It’s peaceful running here. Beside the road, straggly vines drape across the ground, Santorini-style. I trot past a cluster of pines, round a corner, and a vista opens. Beyond the airport to my left, the horizon rises evenly through sparse brown fields. The white town of Pyrgos stands atop the hillside, looking out to Fira on the crater rim, and the tourist trail to Oia. Nothing is flying yet, though a few cars drift past, carrying holiday workers to their travel agencies and hotels. Ten minutes go by as the day grows warmer and my legs steadily measure out the long road beside the runway.

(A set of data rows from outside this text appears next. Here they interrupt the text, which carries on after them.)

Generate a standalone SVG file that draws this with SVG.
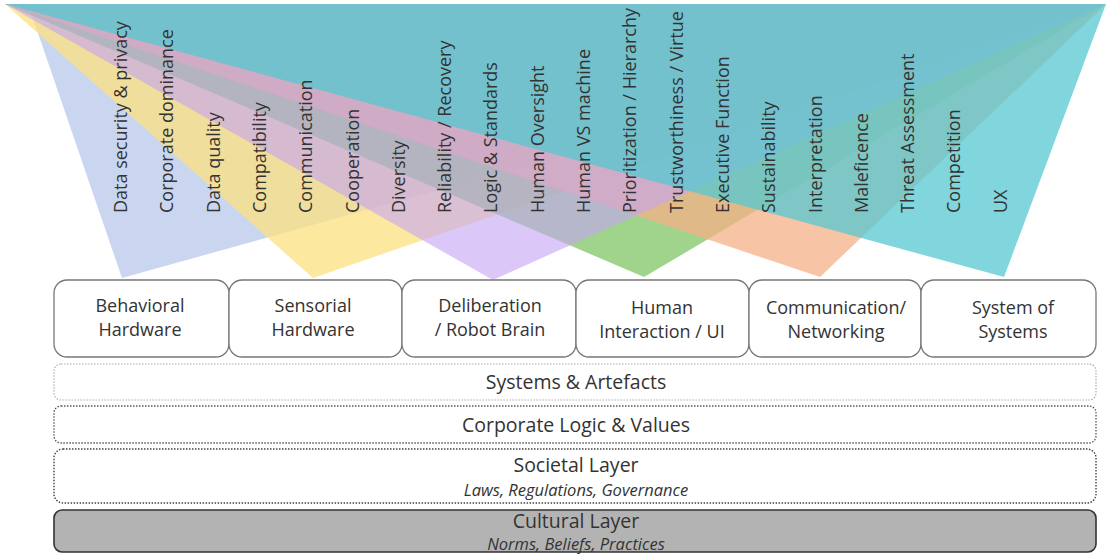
<svg xmlns="http://www.w3.org/2000/svg" width="1109" height="556" viewBox="0 0 1109 556">
<style>
.tri{stroke:none}
.lbl{font-family:"Open Sans","Liberation Sans",sans-serif;font-size:18px;fill:#333}
.box{fill:#fff;stroke:#777;stroke-width:1.3}
.bt{font-family:"Open Sans","Liberation Sans",sans-serif;font-size:18px;fill:#333;text-anchor:middle}
.lt{font-family:"Open Sans","Liberation Sans",sans-serif;font-size:19.5px;fill:#333;text-anchor:middle}
.it{font-family:"Open Sans","Liberation Sans",sans-serif;font-size:16.5px;font-style:italic;fill:#333;text-anchor:middle}
</style>
<rect width="1109" height="556" fill="#fff"/>
<g id="fans">
<polygon class="tri" fill="#b8c8eb" fill-opacity="0.75" points="28,4 122,278 1106,4"/>
<polygon class="tri" fill="#fce080" fill-opacity="0.75" points="5,4 313,278 1106,4"/>
<polygon class="tri" fill="#80c666" fill-opacity="0.75" points="5,4 644,277 1106,4"/>
<polygon class="tri" fill="#f6b088" fill-opacity="0.75" points="5,4 820,277 1106,4"/>
<polygon class="tri" fill="#c5a3f3" fill-opacity="0.6" points="5,4 493,280 1106,4"/>
<polygon class="tri" fill="#56c8d0" fill-opacity="0.75" points="5,4 1004,277 1106,4"/>
</g>
<g id="labels">
<text class="lbl" transform="translate(127,213) rotate(-90)">Data security &amp; privacy</text>
<text class="lbl" transform="translate(173.3,213) rotate(-90)">Corporate dominance</text>
<text class="lbl" transform="translate(219.6,213) rotate(-90)">Data quality</text>
<text class="lbl" transform="translate(265.9,213) rotate(-90)">Compatibility</text>
<text class="lbl" transform="translate(312.2,213) rotate(-90)">Communication</text>
<text class="lbl" transform="translate(358.5,213) rotate(-90)">Cooperation</text>
<text class="lbl" transform="translate(404.8,213) rotate(-90)">Diversity</text>
<text class="lbl" transform="translate(451.1,213) rotate(-90)">Reliability / Recovery</text>
<text class="lbl" transform="translate(497.4,213) rotate(-90)">Logic &amp; Standards</text>
<text class="lbl" transform="translate(543.7,213) rotate(-90)">Human Oversight</text>
<text class="lbl" transform="translate(590,213) rotate(-90)">Human VS machine</text>
<text class="lbl" transform="translate(636.3,213) rotate(-90)">Prioritization / Hierarchy</text>
<text class="lbl" transform="translate(682.6,213) rotate(-90)">Trustworthiness / Virtue</text>
<text class="lbl" transform="translate(728.9,213) rotate(-90)">Executive Function</text>
<text class="lbl" transform="translate(775.2,213) rotate(-90)">Sustainability</text>
<text class="lbl" transform="translate(821.5,213) rotate(-90)">Interpretation</text>
<text class="lbl" transform="translate(867.8,213) rotate(-90)">Maleficence</text>
<text class="lbl" transform="translate(914.1,213) rotate(-90)">Threat Assessment</text>
<text class="lbl" transform="translate(960.4,213) rotate(-90)">Competition</text>
<text class="lbl" transform="translate(1006.7,213) rotate(-90)">UX</text>
</g>
<g id="box1"><rect class="box" x="54" y="280" width="175" height="77" rx="13"/><text class="bt" x="140" y="312">Behavioral</text><text class="bt" x="140" y="336">Hardware</text></g>
<g id="box2"><rect class="box" x="229" y="280" width="173" height="77" rx="13"/><text class="bt" x="313" y="312">Sensorial</text><text class="bt" x="313" y="336">Hardware</text></g>
<g id="box3"><rect class="box" x="402" y="280" width="174" height="77" rx="13"/><text class="bt" x="490" y="312">Deliberation</text><text class="bt" x="490" y="336">/ Robot Brain</text></g>
<g id="box4"><rect class="box" x="576" y="280" width="173" height="77" rx="13"/><text class="bt" x="662" y="314">Human</text><text class="bt" x="662" y="338">Interaction / UI</text></g>
<g id="box5"><rect class="box" x="749" y="280" width="172" height="77" rx="13"/><text class="bt" x="836" y="314">Communication/</text><text class="bt" x="836" y="338">Networking</text></g>
<g id="box6"><rect class="box" x="921" y="280" width="175" height="77" rx="13"/><text class="bt" x="1013" y="314">System of</text><text class="bt" x="1013" y="338">Systems</text></g>
<g id="layer-systems"><rect x="54" y="364" width="1042" height="36" rx="7" fill="#fff" stroke="#aaa" stroke-width="1.2" stroke-dasharray="1.5 1.5"/><text class="lt" x="576" y="389">Systems &amp; Artefacts</text></g>
<g id="layer-corporate"><rect x="54" y="406" width="1042" height="37" rx="7" fill="#fff" stroke="#555" stroke-width="1.3" stroke-dasharray="1.5 1.5"/><text class="lt" x="576" y="432">Corporate Logic &amp; Values</text></g>
<g id="layer-societal"><rect x="54" y="449" width="1042" height="54" rx="9" fill="#fff" stroke="#444" stroke-width="1.4" stroke-dasharray="1.5 1.5"/><text class="lt" x="576" y="472">Societal Layer</text><text class="it" x="576" y="496">Laws, Regulations, Governance</text></g>
<g id="layer-cultural"><rect x="54" y="510" width="1042" height="42" rx="8" fill="#b3b3b3" stroke="#333" stroke-width="1.6"/><text class="lt" x="576" y="528">Cultural Layer</text><text class="it" x="576" y="550">Norms, Beliefs, Practices</text></g>
</svg>
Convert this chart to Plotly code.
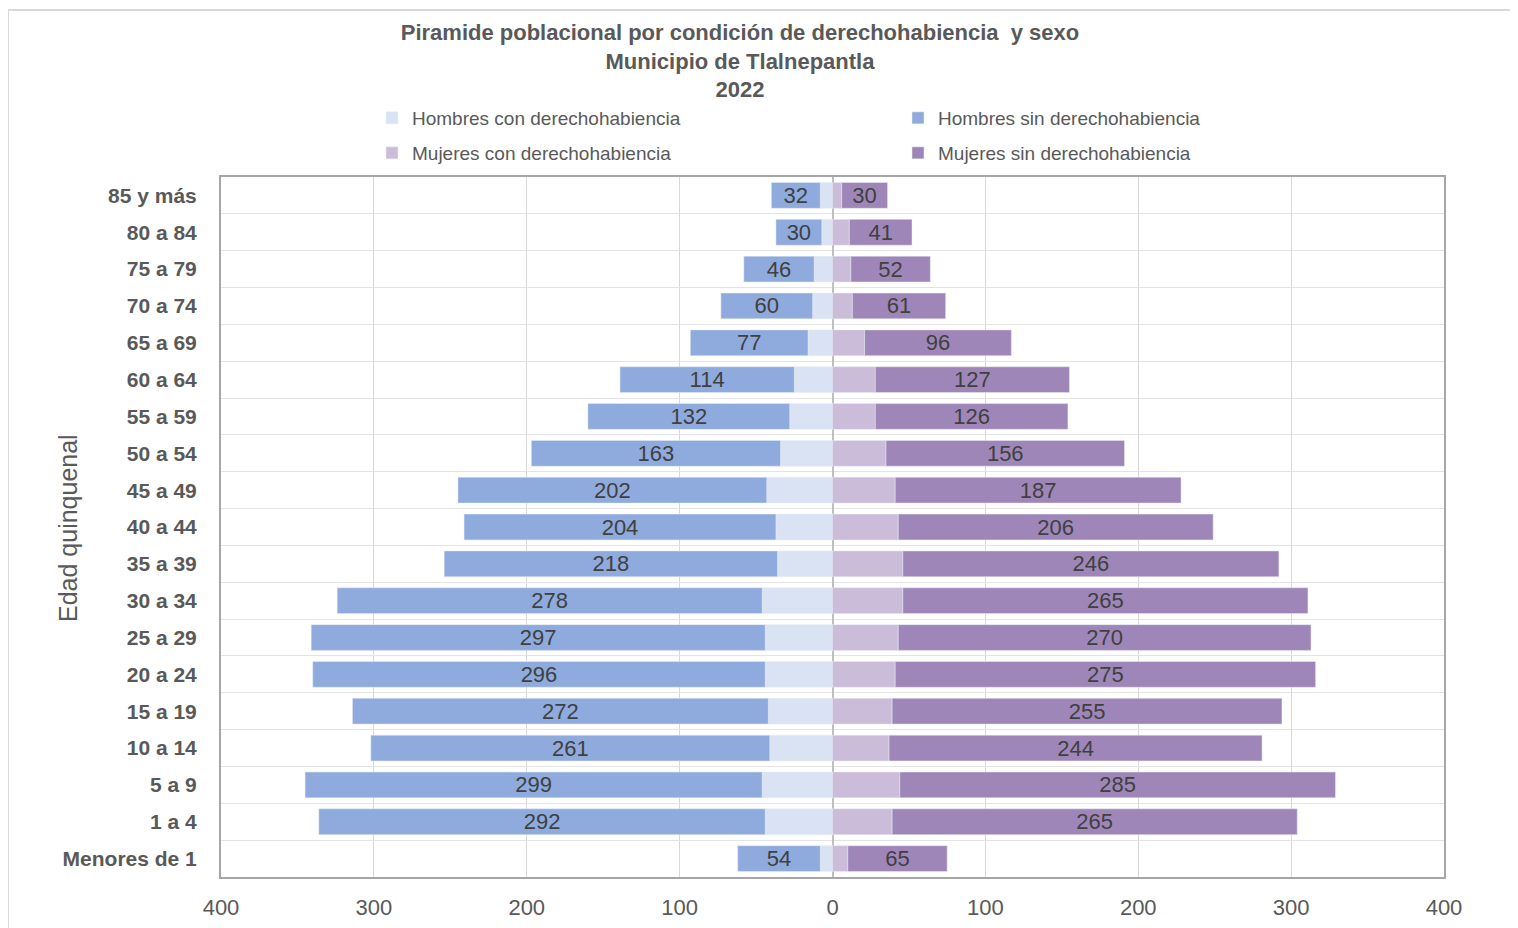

The church of Agios Ioannis (St John) lies up ahead. Not far beyond lies the pretty beach of Monolithos, with Vourvoulos hidden further on. Quiet, dreamy hideaways these, floating in the forgotten corners of a tourist island — yet still recalling the violent history of this place. Because this landscape, between Ancient Thera, Pyrgos and Monolithos, formed around a smaller, older island that was buried by a series of cataclysmic eruptions throughout the past 200,000 years.
The road to Vourvoulos cuts through cross-bedded volcaniclastics, stuffed with vicious-looking volcanic bombs, each more than big enough to kill a man. Dating from an early eruption, these rocks fell long before recorded human history. The main event occurred 40,000 years later, around 1645BC, when the Minoan civilisation ruled the eastern Mediterranean. But their archaeological record is scant, perhaps consistent with the geological catastrophe that destroyed their power.